## DATA PROVIDED
● ● ● ●

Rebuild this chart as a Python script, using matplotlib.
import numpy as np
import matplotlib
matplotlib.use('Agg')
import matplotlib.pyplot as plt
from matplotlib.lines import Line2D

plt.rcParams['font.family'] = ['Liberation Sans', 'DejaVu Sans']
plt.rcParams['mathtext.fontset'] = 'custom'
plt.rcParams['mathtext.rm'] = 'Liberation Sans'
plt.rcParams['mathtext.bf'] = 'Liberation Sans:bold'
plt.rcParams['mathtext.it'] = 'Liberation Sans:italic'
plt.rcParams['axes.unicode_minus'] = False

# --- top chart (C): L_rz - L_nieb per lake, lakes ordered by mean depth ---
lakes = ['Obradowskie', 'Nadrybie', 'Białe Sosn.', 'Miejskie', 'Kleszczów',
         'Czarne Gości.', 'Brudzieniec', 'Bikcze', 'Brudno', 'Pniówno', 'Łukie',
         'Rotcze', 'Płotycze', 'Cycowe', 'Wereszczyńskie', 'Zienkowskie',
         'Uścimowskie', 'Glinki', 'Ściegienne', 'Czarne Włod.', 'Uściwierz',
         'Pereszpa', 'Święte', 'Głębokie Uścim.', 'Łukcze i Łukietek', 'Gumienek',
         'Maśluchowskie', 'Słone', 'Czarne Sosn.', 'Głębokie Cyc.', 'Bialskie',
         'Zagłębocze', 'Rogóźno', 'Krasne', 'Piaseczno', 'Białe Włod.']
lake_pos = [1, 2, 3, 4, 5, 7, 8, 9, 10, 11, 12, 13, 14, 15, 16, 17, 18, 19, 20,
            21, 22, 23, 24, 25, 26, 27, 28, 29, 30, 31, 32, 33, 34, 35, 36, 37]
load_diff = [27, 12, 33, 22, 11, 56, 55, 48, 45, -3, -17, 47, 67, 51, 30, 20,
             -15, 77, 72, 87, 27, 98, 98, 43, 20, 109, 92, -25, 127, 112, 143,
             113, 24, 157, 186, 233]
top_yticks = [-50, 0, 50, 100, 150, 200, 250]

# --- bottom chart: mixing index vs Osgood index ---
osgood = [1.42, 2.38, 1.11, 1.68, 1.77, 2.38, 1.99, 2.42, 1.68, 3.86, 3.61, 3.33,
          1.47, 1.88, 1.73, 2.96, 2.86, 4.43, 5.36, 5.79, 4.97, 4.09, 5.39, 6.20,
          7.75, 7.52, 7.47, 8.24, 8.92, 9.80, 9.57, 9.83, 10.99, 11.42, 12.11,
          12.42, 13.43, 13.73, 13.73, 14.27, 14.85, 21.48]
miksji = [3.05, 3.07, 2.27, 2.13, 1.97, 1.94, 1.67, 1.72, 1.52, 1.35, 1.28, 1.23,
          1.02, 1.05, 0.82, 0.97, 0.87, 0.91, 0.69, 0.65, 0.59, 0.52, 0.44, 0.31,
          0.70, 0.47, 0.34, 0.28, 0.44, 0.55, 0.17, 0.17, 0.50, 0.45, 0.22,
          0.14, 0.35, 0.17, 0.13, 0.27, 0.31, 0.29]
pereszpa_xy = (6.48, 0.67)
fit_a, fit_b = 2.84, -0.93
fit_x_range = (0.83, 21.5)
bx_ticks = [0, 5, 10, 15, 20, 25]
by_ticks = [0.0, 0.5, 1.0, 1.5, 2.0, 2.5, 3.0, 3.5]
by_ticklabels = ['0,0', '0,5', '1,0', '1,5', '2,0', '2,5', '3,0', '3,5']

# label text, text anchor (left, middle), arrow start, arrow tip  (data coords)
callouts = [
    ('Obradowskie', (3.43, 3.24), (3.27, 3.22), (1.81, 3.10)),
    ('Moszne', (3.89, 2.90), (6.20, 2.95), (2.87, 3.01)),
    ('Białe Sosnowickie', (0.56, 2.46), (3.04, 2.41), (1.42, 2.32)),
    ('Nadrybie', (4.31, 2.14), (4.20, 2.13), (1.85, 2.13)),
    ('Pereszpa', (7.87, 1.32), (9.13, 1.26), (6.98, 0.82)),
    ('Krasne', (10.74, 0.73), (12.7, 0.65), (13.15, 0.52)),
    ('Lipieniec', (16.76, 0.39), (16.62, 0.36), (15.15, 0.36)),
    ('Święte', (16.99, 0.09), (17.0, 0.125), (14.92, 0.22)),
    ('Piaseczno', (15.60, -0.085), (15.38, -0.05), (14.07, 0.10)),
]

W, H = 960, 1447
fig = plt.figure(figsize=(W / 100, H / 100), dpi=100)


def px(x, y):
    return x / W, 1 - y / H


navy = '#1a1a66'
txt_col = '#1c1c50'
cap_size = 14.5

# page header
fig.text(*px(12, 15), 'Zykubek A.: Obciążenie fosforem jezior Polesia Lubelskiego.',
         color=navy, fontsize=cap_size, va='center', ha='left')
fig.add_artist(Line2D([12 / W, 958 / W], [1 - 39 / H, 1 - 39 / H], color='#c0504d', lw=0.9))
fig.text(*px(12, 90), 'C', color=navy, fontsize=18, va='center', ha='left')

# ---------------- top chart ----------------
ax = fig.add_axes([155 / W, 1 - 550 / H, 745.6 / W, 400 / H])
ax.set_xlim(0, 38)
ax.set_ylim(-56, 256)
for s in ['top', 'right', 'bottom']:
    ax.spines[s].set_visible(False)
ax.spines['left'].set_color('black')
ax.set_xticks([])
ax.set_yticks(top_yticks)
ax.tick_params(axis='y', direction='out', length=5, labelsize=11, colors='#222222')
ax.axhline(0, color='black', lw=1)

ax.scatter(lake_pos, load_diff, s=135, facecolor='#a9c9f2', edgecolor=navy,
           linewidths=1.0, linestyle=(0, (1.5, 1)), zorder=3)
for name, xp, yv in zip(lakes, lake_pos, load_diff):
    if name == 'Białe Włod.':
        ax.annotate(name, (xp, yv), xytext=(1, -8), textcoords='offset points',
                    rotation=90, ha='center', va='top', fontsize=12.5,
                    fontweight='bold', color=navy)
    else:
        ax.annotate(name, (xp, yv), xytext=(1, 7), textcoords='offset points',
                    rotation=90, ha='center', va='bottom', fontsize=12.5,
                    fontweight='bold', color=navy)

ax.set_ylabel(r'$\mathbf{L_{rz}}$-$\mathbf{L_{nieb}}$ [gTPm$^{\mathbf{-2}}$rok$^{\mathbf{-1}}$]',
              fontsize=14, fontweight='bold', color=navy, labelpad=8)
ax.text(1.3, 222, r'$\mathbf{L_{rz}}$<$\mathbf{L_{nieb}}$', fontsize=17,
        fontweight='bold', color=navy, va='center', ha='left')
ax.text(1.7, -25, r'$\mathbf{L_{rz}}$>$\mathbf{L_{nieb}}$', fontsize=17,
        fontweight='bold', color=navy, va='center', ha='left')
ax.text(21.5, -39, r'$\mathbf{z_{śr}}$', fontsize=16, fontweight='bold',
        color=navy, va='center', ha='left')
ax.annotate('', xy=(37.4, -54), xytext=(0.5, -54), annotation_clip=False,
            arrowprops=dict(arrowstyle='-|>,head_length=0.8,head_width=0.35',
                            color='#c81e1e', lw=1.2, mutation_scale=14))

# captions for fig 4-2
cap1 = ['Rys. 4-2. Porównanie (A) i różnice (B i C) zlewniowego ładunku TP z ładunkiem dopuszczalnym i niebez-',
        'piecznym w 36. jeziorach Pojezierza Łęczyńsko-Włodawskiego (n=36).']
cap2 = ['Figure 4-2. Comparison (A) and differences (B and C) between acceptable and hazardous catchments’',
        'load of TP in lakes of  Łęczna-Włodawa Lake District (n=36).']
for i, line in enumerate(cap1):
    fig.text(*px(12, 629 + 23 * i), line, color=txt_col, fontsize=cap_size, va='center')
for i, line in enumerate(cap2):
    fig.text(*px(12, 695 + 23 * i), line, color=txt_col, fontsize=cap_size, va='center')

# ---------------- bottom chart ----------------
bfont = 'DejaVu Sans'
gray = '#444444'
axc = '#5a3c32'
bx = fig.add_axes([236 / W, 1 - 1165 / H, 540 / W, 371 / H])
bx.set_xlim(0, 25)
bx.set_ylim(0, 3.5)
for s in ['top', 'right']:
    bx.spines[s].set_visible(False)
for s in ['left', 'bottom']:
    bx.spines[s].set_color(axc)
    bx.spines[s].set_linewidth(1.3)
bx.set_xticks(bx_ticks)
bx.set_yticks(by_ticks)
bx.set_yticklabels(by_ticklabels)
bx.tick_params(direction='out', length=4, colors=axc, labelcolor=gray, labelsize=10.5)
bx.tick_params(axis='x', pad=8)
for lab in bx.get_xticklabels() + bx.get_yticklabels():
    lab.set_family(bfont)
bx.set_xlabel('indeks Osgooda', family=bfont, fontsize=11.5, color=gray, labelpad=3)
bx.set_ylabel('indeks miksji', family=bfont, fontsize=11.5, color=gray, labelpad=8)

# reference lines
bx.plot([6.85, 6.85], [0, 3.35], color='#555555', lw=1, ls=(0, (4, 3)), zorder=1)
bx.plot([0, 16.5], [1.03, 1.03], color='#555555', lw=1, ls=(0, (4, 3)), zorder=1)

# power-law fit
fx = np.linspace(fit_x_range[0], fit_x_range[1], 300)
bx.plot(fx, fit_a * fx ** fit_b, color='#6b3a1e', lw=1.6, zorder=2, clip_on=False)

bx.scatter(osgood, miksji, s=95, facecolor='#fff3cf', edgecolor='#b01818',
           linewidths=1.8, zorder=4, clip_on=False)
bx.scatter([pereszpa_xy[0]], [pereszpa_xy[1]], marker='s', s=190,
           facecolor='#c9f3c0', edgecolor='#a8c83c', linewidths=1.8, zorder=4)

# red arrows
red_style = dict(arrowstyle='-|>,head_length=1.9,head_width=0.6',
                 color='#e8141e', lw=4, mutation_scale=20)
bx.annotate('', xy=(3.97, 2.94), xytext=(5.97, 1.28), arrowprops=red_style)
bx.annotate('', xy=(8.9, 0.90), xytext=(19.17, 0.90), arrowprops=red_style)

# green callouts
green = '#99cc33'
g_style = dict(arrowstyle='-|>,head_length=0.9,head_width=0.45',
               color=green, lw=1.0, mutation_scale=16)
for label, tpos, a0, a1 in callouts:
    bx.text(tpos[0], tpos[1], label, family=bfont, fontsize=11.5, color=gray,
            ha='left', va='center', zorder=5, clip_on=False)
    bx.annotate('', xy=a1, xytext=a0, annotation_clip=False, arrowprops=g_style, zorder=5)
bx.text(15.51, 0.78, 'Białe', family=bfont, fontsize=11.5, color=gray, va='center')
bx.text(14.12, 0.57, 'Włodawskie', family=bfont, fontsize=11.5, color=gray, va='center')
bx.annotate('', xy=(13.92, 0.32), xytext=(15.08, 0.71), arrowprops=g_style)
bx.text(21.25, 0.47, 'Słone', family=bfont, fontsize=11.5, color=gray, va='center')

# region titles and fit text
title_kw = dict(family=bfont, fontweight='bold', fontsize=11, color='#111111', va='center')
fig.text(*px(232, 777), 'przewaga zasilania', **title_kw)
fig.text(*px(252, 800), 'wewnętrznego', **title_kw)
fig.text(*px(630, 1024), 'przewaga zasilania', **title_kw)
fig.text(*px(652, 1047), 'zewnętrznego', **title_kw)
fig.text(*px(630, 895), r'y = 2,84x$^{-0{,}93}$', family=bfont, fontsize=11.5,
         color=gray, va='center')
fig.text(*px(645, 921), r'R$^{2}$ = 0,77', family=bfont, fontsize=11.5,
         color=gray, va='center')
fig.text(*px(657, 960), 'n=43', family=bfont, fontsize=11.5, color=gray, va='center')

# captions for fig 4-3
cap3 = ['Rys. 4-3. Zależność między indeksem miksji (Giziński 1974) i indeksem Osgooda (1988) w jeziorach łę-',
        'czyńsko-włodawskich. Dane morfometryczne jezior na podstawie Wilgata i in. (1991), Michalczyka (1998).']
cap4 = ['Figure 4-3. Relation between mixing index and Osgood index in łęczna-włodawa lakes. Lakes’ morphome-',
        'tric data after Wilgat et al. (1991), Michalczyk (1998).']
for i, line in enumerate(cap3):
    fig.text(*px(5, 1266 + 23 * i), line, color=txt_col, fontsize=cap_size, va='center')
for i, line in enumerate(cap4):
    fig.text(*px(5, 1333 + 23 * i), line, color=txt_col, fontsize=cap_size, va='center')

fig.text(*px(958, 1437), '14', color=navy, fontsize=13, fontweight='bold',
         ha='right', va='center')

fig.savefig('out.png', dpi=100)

● ● ● ●

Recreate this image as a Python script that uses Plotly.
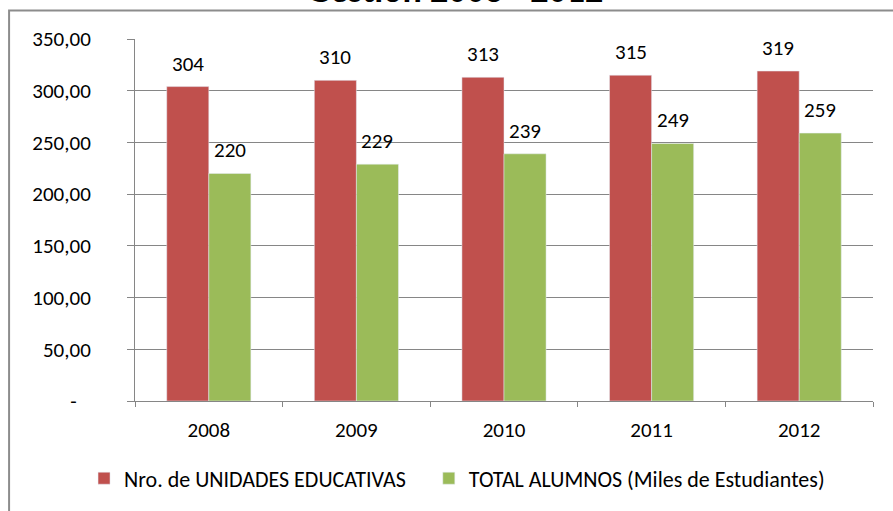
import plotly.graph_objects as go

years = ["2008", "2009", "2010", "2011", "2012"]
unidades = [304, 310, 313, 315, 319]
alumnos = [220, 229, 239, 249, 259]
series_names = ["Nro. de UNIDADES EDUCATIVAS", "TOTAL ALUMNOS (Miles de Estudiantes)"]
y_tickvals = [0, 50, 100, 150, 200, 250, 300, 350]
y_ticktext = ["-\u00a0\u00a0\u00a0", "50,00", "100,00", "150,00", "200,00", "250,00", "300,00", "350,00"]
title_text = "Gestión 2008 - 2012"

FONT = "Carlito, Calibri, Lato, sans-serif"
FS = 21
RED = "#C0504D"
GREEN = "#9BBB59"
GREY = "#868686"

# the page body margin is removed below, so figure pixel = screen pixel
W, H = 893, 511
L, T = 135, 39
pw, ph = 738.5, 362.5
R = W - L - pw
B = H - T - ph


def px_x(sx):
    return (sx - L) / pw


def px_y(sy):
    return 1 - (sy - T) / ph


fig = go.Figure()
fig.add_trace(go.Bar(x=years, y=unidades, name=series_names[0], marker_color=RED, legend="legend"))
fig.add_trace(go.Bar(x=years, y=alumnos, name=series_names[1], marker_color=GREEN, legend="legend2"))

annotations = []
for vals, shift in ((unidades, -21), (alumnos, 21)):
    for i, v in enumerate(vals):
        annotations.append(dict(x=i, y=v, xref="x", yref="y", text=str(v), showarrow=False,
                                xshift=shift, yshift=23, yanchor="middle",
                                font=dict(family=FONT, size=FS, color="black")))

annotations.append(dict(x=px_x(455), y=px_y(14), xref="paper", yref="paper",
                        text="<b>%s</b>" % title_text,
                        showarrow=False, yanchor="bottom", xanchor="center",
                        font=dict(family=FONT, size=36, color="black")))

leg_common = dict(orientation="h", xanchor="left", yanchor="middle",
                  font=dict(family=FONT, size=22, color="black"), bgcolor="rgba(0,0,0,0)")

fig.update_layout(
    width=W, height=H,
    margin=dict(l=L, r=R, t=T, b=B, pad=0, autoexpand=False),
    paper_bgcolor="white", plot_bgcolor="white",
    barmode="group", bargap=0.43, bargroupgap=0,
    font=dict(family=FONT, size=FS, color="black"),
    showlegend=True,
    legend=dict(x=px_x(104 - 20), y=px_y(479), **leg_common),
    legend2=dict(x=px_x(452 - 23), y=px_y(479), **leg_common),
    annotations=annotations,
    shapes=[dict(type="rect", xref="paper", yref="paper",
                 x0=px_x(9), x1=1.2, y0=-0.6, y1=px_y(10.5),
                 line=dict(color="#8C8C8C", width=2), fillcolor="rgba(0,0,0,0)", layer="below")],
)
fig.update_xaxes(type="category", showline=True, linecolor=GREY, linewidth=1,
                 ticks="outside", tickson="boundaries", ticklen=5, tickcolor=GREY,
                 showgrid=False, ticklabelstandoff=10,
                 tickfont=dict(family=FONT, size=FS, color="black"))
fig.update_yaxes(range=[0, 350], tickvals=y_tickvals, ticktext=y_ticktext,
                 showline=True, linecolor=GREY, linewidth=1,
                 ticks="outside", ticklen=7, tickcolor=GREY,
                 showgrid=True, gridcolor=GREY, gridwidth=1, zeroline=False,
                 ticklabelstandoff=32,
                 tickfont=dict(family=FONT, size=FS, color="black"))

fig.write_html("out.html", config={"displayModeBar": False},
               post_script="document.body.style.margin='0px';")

● ● ● ●

## EXERCISE AIM
Give the number of lines containing the word "Python". No other answer is needed.

## WRITTEN REPLY
2